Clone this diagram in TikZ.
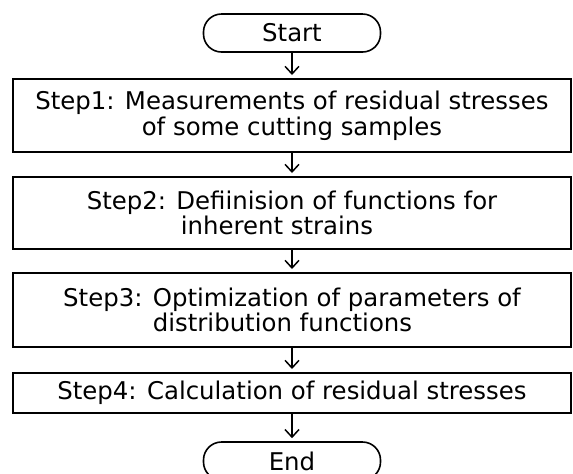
\documentclass[tikz,border=0pt]{standalone}
\usepackage{fontspec}
\setmainfont{DejaVu Sans}
\usetikzlibrary{arrows.meta,positioning}

\begin{document}
\begin{tikzpicture}[
  x=0.5pt,y=-0.5pt,
  font=\fontsize{12.2}{12.8}\selectfont,
  >={Straight Barb[length=3.8pt,width=7pt]},
  term/.style={draw, rounded corners=9pt, minimum width=88.5pt, minimum height=19pt, inner sep=0pt, line width=0.8pt},
  stepbox/.style={draw, align=center, minimum width=279pt, inner sep=0pt, line width=1pt},
  flow/.style={->, line width=0.75pt, shorten >=1.5pt},
]
\useasboundingbox (0,0) rectangle (573,473);

%% ---------- TERMINALS AND STEPS ----------
\node[term] (start) at (292,33) {Start};
\node[stepbox, minimum height=36.5pt] (step1) at (292,115.5)
  {Step1: Measurements of residual stresses\\of some cutting samples};
\node[stepbox, minimum height=36pt] (step2) at (292,213)
  {Step2: Defiinision of functions for\\inherent strains\hspace*{15pt}};
\node[stepbox, minimum height=37pt] (step3) at (292,310)
  {Step3: Optimization of parameters of\\distribution functions\hspace*{9.5pt}};
\node[stepbox, minimum height=20pt] (step4) at (292,393)
  {Step4: Calculation of residual stresses};
\node[term] (end) at (292,461) {End};

%% ---------- ARROWS ----------
\draw[flow] (start.south) -- (step1.north);
\draw[flow] (step1.south) -- (step2.north);
\draw[flow] (step2.south) -- (step3.north);
\draw[flow] (step3.south) -- (step4.north);
\draw[flow] (step4.south) -- (end.north);
\end{tikzpicture}
\end{document}
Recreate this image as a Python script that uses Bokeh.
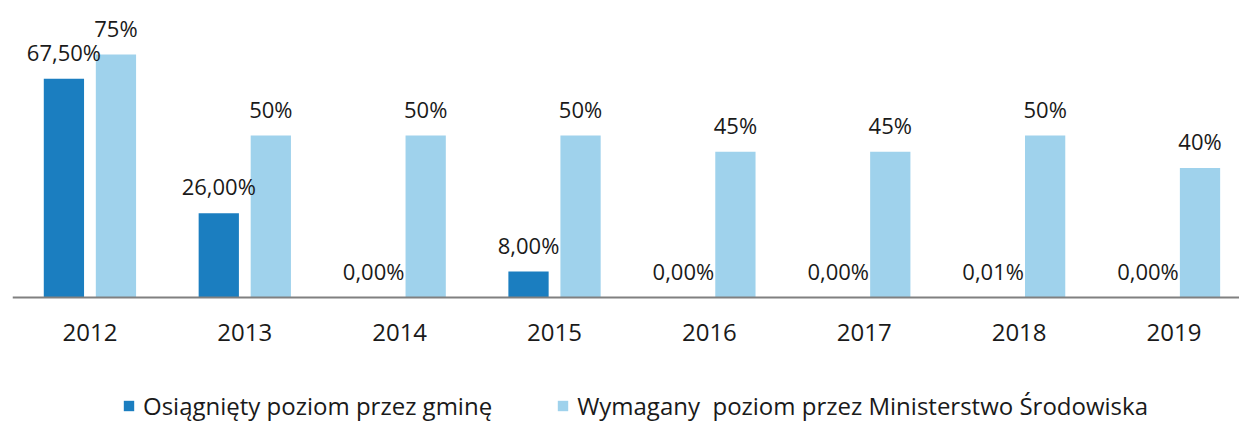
from bokeh.plotting import figure
from bokeh.models import (ColumnDataSource, Range1d, FixedTicker, Legend, LegendItem,
                          LinearAxis)
from bokeh.core.properties import value
from bokeh.embed import file_html
from bokeh.resources import INLINE

years = ["2012", "2013", "2014", "2015", "2016", "2017", "2018", "2019"]
achieved = [67.5, 26.0, 0.0, 8.0, 0.0, 0.0, 0.01, 0.0]
required = [75, 50, 50, 50, 45, 45, 50, 40]
series_names = ["Osiągnięty poziom przez gminę",
                "Wymagany  poziom przez Ministerstwo Środowiska"]

DARK = "#1b7ec0"
LIGHT = "#9fd2ec"
FONT = "Open Sans"
TXT = "#1a1a1a"

x = list(range(len(years)))
off = 0.168
bw = 0.26

src_a = ColumnDataSource(dict(
    x=[i - off for i in x], top=achieved,
    lab=[("%.2f%%" % v).replace(".", ",") for v in achieved]))
src_r = ColumnDataSource(dict(
    x=[i + off for i in x], top=required,
    lab=["%d%%" % v for v in required]))

p = figure(width=1239, height=426, output_backend="svg", toolbar_location=None,
           x_range=Range1d(-0.5, 7.423), y_range=Range1d(-39.8, 91.67),
           x_axis_location=None, y_axis_location=None,
           min_border_left=12, min_border_right=0, min_border_top=0, min_border_bottom=0)
p.outline_line_color = None
p.xgrid.grid_line_color = None
p.ygrid.grid_line_color = None

ra = p.vbar(x="x", top="top", width=bw, source=src_a, fill_color=DARK, line_color=None)
rr = p.vbar(x="x", top="top", width=bw, source=src_r, fill_color=LIGHT, line_color=None)

for s in (src_a, src_r):
    p.text(x="x", y="top", text="lab", source=s, text_align="center",
           text_baseline="alphabetic", y_offset=-27, text_font=value(FONT),
           text_font_size="22px", text_color=TXT)

ax = LinearAxis(fixed_location=0)
ax.ticker = FixedTicker(ticks=x)
ax.major_label_overrides = {i: y for i, y in enumerate(years)}
ax.axis_line_color = "#808080"
ax.axis_line_width = 2
ax.major_tick_line_color = None
ax.minor_tick_line_color = None
ax.major_label_standoff = 20
ax.major_label_text_font = FONT
ax.major_label_text_font_size = "24px"
ax.major_label_text_color = TXT
p.add_layout(ax, "below")

legend = Legend(items=[LegendItem(label=series_names[0], renderers=[ra]),
                       LegendItem(label=series_names[1], renderers=[rr])],
                orientation="horizontal", location=(110, 4),
                label_text_font=FONT, label_text_font_size="24px",
                label_text_color=TXT, glyph_width=13, glyph_height=13,
                spacing=64, label_standoff=8, border_line_color=None,
                margin=0, padding=0, background_fill_alpha=0)
p.add_layout(legend)

open("out.html", "w").write(file_html(p, INLINE))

WHAT IS BEING ASKED >>
Copy every line of the data word for word, omitting the images.

COMPLETE RESPONSE >>
Clone this diagram in TikZ.
\documentclass[tikz,border=0pt]{standalone}
\usepackage{fontspec}
\setmainfont{DejaVu Sans}
\usetikzlibrary{arrows.meta,positioning}

\begin{document}
\begin{tikzpicture}[
  x=0.5pt,y=-0.5pt,
  font=\fontsize{12.2}{12.8}\selectfont,
  >={Straight Barb[length=3.8pt,width=7pt]},
  term/.style={draw, rounded corners=9pt, minimum width=88.5pt, minimum height=19pt, inner sep=0pt, line width=0.8pt},
  stepbox/.style={draw, align=center, minimum width=279pt, inner sep=0pt, line width=1pt},
  flow/.style={->, line width=0.75pt, shorten >=1.5pt},
]
\useasboundingbox (0,0) rectangle (573,473);

%% ---------- TERMINALS AND STEPS ----------
\node[term] (start) at (292,33) {Start};
\node[stepbox, minimum height=36.5pt] (step1) at (292,115.5)
  {Step1: Measurements of residual stresses\\of some cutting samples};
\node[stepbox, minimum height=36pt] (step2) at (292,213)
  {Step2: Defiinision of functions for\\inherent strains\hspace*{15pt}};
\node[stepbox, minimum height=37pt] (step3) at (292,310)
  {Step3: Optimization of parameters of\\distribution functions\hspace*{9.5pt}};
\node[stepbox, minimum height=20pt] (step4) at (292,393)
  {Step4: Calculation of residual stresses};
\node[term] (end) at (292,461) {End};

%% ---------- ARROWS ----------
\draw[flow] (start.south) -- (step1.north);
\draw[flow] (step1.south) -- (step2.north);
\draw[flow] (step2.south) -- (step3.north);
\draw[flow] (step3.south) -- (step4.north);
\draw[flow] (step4.south) -- (end.north);
\end{tikzpicture}
\end{document}
Recreate this image as a Python script that uses Bokeh.
from bokeh.plotting import figure
from bokeh.models import (ColumnDataSource, Range1d, FixedTicker, Legend, LegendItem,
                          LinearAxis)
from bokeh.core.properties import value
from bokeh.embed import file_html
from bokeh.resources import INLINE

years = ["2012", "2013", "2014", "2015", "2016", "2017", "2018", "2019"]
achieved = [67.5, 26.0, 0.0, 8.0, 0.0, 0.0, 0.01, 0.0]
required = [75, 50, 50, 50, 45, 45, 50, 40]
series_names = ["Osiągnięty poziom przez gminę",
                "Wymagany  poziom przez Ministerstwo Środowiska"]

DARK = "#1b7ec0"
LIGHT = "#9fd2ec"
FONT = "Open Sans"
TXT = "#1a1a1a"

x = list(range(len(years)))
off = 0.168
bw = 0.26

src_a = ColumnDataSource(dict(
    x=[i - off for i in x], top=achieved,
    lab=[("%.2f%%" % v).replace(".", ",") for v in achieved]))
src_r = ColumnDataSource(dict(
    x=[i + off for i in x], top=required,
    lab=["%d%%" % v for v in required]))

p = figure(width=1239, height=426, output_backend="svg", toolbar_location=None,
           x_range=Range1d(-0.5, 7.423), y_range=Range1d(-39.8, 91.67),
           x_axis_location=None, y_axis_location=None,
           min_border_left=12, min_border_right=0, min_border_top=0, min_border_bottom=0)
p.outline_line_color = None
p.xgrid.grid_line_color = None
p.ygrid.grid_line_color = None

ra = p.vbar(x="x", top="top", width=bw, source=src_a, fill_color=DARK, line_color=None)
rr = p.vbar(x="x", top="top", width=bw, source=src_r, fill_color=LIGHT, line_color=None)

for s in (src_a, src_r):
    p.text(x="x", y="top", text="lab", source=s, text_align="center",
           text_baseline="alphabetic", y_offset=-27, text_font=value(FONT),
           text_font_size="22px", text_color=TXT)

ax = LinearAxis(fixed_location=0)
ax.ticker = FixedTicker(ticks=x)
ax.major_label_overrides = {i: y for i, y in enumerate(years)}
ax.axis_line_color = "#808080"
ax.axis_line_width = 2
ax.major_tick_line_color = None
ax.minor_tick_line_color = None
ax.major_label_standoff = 20
ax.major_label_text_font = FONT
ax.major_label_text_font_size = "24px"
ax.major_label_text_color = TXT
p.add_layout(ax, "below")

legend = Legend(items=[LegendItem(label=series_names[0], renderers=[ra]),
                       LegendItem(label=series_names[1], renderers=[rr])],
                orientation="horizontal", location=(110, 4),
                label_text_font=FONT, label_text_font_size="24px",
                label_text_color=TXT, glyph_width=13, glyph_height=13,
                spacing=64, label_standoff=8, border_line_color=None,
                margin=0, padding=0, background_fill_alpha=0)
p.add_layout(legend)

open("out.html", "w").write(file_html(p, INLINE))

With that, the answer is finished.